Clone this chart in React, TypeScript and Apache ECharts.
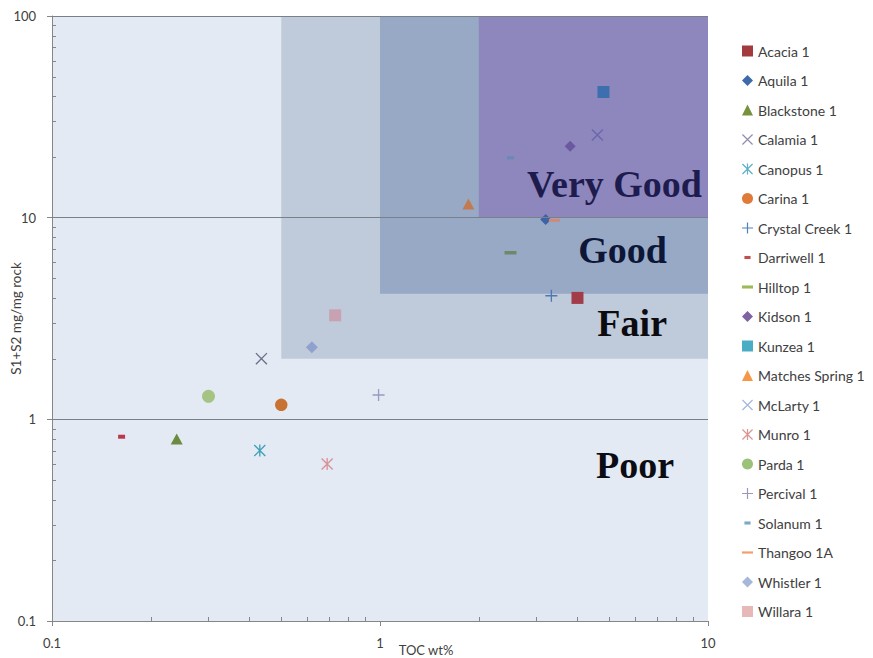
import React, { useEffect, useRef } from "react";
import * as echarts from "echarts";

// ---------- data ----------
const wellNames = [
  "Acacia 1",
  "Aquila 1",
  "Blackstone 1",
  "Calamia 1",
  "Canopus 1",
  "Carina 1",
  "Crystal Creek 1",
  "Darriwell 1",
  "Hilltop 1",
  "Kidson 1",
  "Kunzea 1",
  "Matches Spring 1",
  "McLarty 1",
  "Munro 1",
  "Parda 1",
  "Percival 1",
  "Solanum 1",
  "Thangoo 1A",
  "Whistler 1",
  "Willara 1",
];
const tocWt = [4.0, 3.2, 0.24, 0.435, 0.43, 0.5, 3.33, 0.163, 2.5, 3.8, 4.8, 1.86, 4.6, 0.69, 0.3, 0.99, 2.5, 3.4, 0.62, 0.73];
const s1s2 = [4.0, 9.8, 0.8, 2.0, 0.7, 1.18, 4.1, 0.82, 6.7, 22.6, 42, 11.7, 25.7, 0.6, 1.3, 1.32, 19.8, 9.7, 2.28, 3.28];

const regionNames = ["Fair", "Good", "Very Good"];
const regionMinToc = [0.5, 1, 2];
const regionMinS1S2 = [2, 4.2, 10];
const gridLineValues = [1, 10, 100];
const xMinorTicks = [0.2, 0.3, 0.4, 0.5, 0.6, 0.7, 0.8, 0.9, 2, 3, 4, 5, 6, 7, 8, 9];
const yMinorTicks = [0.2, 0.3, 0.4, 0.5, 0.6, 0.7, 0.8, 0.9, 2, 3, 4, 5, 6, 7, 8, 9, 20, 30, 40, 50, 60, 70, 80, 90];
const ratingLabels = ["Very Good", "Good", "Fair", "Poor"];

// ---------- styles ----------
const X_PATH = "path://M0,0.8L0.8,0L10,9.2L9.2,10Z M9.2,0L10,0.8L0.8,10L0,9.2Z";
const AST_PATH = "path://M0,0.8L0.8,0L10,9.2L9.2,10Z M9.2,0L10,0.8L0.8,10L0,9.2Z M4.45,0H5.55V10H4.45Z";
const PLUS_PATH = "path://M4.45,0H5.55V10H4.45Z M0,4.45H10V5.55H0Z";
const DASH_SHORT = "path://M0,0L0,0M10,10L10,10M2.2,3.6H7.8V6.4H2.2Z";
const DASH_LONG = "path://M0,0L0,0M10,10L10,10M0,3.6H10V6.4H0Z";
const DASH_THIN = "path://M0,0L0,0M10,10L10,10M0,4H10V6H0Z";

const wellStyles = [
  { symbol: "rect", size: 12, legend: "#a33b3d", plot: "#a23c48", icon: "rect" },
  { symbol: "diamond", size: 11, legend: "#3f6aaa", plot: "#3d62a6", icon: "diamond" },
  { symbol: "triangle", size: [12, 11], legend: "#76923c", plot: "#6b8c3e", icon: "triangle" },
  { symbol: X_PATH, size: 12, legend: "#8f8db0", plot: "#6e6e88", icon: X_PATH },
  { symbol: AST_PATH, size: 12, legend: "#5fb0c8", plot: "#40a0b8", icon: AST_PATH },
  { symbol: "circle", size: 12.5, legend: "#df7a38", plot: "#c87233", icon: "circle" },
  { symbol: PLUS_PATH, size: 12, legend: "#4f81bd", plot: "#5078b0", icon: PLUS_PATH },
  { symbol: "rect", size: [7, 4], legend: "#c0504d", plot: "#b83a4a", icon: DASH_SHORT },
  { symbol: "rect", size: [12, 3.5], legend: "#9bbb59", plot: "#6a8a6a", icon: DASH_LONG },
  { symbol: "diamond", size: 11, legend: "#8064a2", plot: "#6a58a0", icon: "diamond" },
  { symbol: "rect", size: 12, legend: "#4bacc6", plot: "#3d6fae", icon: "rect" },
  { symbol: "triangle", size: [12, 11], legend: "#f79646", plot: "#c27a4e", icon: "triangle" },
  { symbol: X_PATH, size: 12, legend: "#a5b8da", plot: "#6868ac", icon: X_PATH },
  { symbol: AST_PATH, size: 12, legend: "#d99694", plot: "#d8929a", icon: AST_PATH },
  { symbol: "circle", size: 13, legend: "#9bc17a", plot: "#a5c484", icon: "circle" },
  { symbol: PLUS_PATH, size: 12, legend: "#9c98b8", plot: "#9a9ac2", icon: PLUS_PATH },
  { symbol: "rect", size: [7, 3.3], legend: "#7aa8c8", plot: "#6a88b8", icon: DASH_SHORT },
  { symbol: "rect", size: [11, 3], legend: "#f0a070", plot: "#d08878", icon: DASH_THIN },
  { symbol: "diamond", size: 12, legend: "#a5b8da", plot: "#8fa2cf", icon: "diamond" },
  { symbol: "rect", size: 12, legend: "#e6b9b8", plot: "#c8a2b2", icon: "rect" },
];

const regionColors = ["#bfcadb", "#98a9c6", "#8e87bd"];
const ratingStyles = [
  { right: 702, y: 184, color: "#1e1c4e" },
  { right: 667, y: 250, color: "#0c1636" },
  { right: 667, y: 323, color: "#0c0c10" },
  { right: 674, y: 465, color: "#0c0c14" },
];

const AXIS = "#868686";
const TEXT = "#404040";
const FONT = "Lato";

export default function App() {
  const ref = useRef<HTMLDivElement>(null);

  useEffect(() => {
    if (!ref.current) return;
    const chart = echarts.init(ref.current, undefined, { renderer: "svg" });

    const wellSeries = wellNames.map((name, i) => {
      const st = wellStyles[i];
      return {
        name,
        type: "scatter",
        z: 3,
        symbol: st.symbol,
        symbolSize: st.size,
        itemStyle: { color: st.legend, opacity: 1 },
        data: [{ value: [tocWt[i], s1s2[i]], itemStyle: { color: st.plot } }],
      };
    });

    const option: any = {
      animation: false,
      backgroundColor: "#ffffff",
      grid: {
        left: 52,
        right: 165,
        top: 16,
        bottom: 37,
        containLabel: false,
        outerBoundsMode: "none",
        show: true,
        backgroundColor: "#e3eaf4",
        borderWidth: 0,
      },
      legend: {
        orient: "vertical",
        left: 737,
        top: 39,
        itemWidth: 11,
        itemHeight: 11,
        itemGap: 15.5,
        selectedMode: false,
        textStyle: { color: TEXT, fontFamily: FONT, fontSize: 14, lineHeight: 14 },
        data: wellNames.map((name, i) => ({ name, icon: wellStyles[i].icon })),
      },
      xAxis: {
        type: "log",
        logBase: 10,
        min: 0.1,
        max: 10,
        name: "TOC wt%",
        nameLocation: "middle",
        nameGap: 22,
        nameMoveOverlap: false,
        nameTextStyle: { color: TEXT, fontFamily: FONT, fontSize: 13, padding: [0, 0, 0, 92] },
        axisLine: { show: true, lineStyle: { color: AXIS, width: 1 } },
        axisTick: { show: true, inside: false, length: 5, lineStyle: { color: AXIS } },
        axisLabel: { color: TEXT, fontFamily: FONT, fontSize: 13, margin: 15 },
        splitLine: { show: false },
      },
      yAxis: {
        type: "log",
        logBase: 10,
        min: 0.1,
        max: 100,
        name: "S1+S2 mg/mg rock",
        nameLocation: "middle",
        nameRotate: 90,
        nameGap: 29,
        nameMoveOverlap: false,
        nameTextStyle: { color: TEXT, fontFamily: FONT, fontSize: 13.5 },
        axisLine: { show: true, lineStyle: { color: AXIS, width: 1 } },
        axisTick: { show: true, inside: false, length: 5, lineStyle: { color: AXIS } },
        axisLabel: { color: TEXT, fontFamily: FONT, fontSize: 13, margin: 16 },
        splitLine: { show: false },
      },
      graphic: ratingLabels.map((t, i) => ({
        type: "text",
        x: ratingStyles[i].right,
        y: ratingStyles[i].y,
        z: 100,
        silent: true,
        style: {
          text: t,
          fill: ratingStyles[i].color,
          font: 'bold 38px "Liberation Serif", "Times New Roman", serif',
          textAlign: "right",
          textVerticalAlign: "middle",
        },
      })),
      series: [
        {
          name: "regions",
          type: "scatter",
          z: 1,
          silent: true,
          data: [],
          markArea: {
            silent: true,
            label: { show: false },
            data: regionNames.map((r, i) => [
              { name: r, coord: [regionMinToc[i], regionMinS1S2[i]], itemStyle: { color: regionColors[i], opacity: 1 } },
              { coord: [10, 100] },
            ]),
          },
        },
        {
          name: "gridlines",
          type: "scatter",
          z: 2,
          silent: true,
          data: [],
          markLine: {
            silent: true,
            symbol: "none",
            label: { show: false },
            lineStyle: { color: "#79808a", width: 1, type: "solid" },
            data: gridLineValues.map((v) => ({ yAxis: v })),
          },
        },
        ...wellSeries,
        {
          name: "xMinor",
          type: "custom",
          z: 5,
          silent: true,
          clip: false,
          data: xMinorTicks.map((v) => [v, 0.1]),
          renderItem: (params: any, api: any) => {
            const p = api.coord([api.value(0), api.value(1)]);
            const x = Math.round(p[0]) + 0.5;
            return {
              type: "line",
              shape: { x1: x, y1: p[1], x2: x, y2: p[1] - 4 },
              style: { stroke: AXIS, lineWidth: 1 },
            };
          },
        },
        {
          name: "yMinor",
          type: "custom",
          z: 5,
          silent: true,
          clip: false,
          data: yMinorTicks.map((v) => [0.1, v]),
          renderItem: (params: any, api: any) => {
            const p = api.coord([api.value(0), api.value(1)]);
            const y = Math.round(p[1]) + 0.5;
            return {
              type: "line",
              shape: { x1: p[0], y1: y, x2: p[0] + 4, y2: y },
              style: { stroke: AXIS, lineWidth: 1 },
            };
          },
        },
      ],
    };

    chart.setOption(option);
    return () => chart.dispose();
  }, []);

  return (
    <div
      ref={ref}
      style={{ position: "fixed", left: 0, top: 0, width: 873, height: 658, background: "#fff" }}
    />
  );
}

• _JOB_
Please restate the material above line by line, exactly, beginning at its first line and ending with the line that contains "import * as", without any pictures.

• _RESPONSE_
Clone this chart in React, TypeScript and Apache ECharts.
import React, { useEffect, useRef } from "react";
import * as echarts from "echarts";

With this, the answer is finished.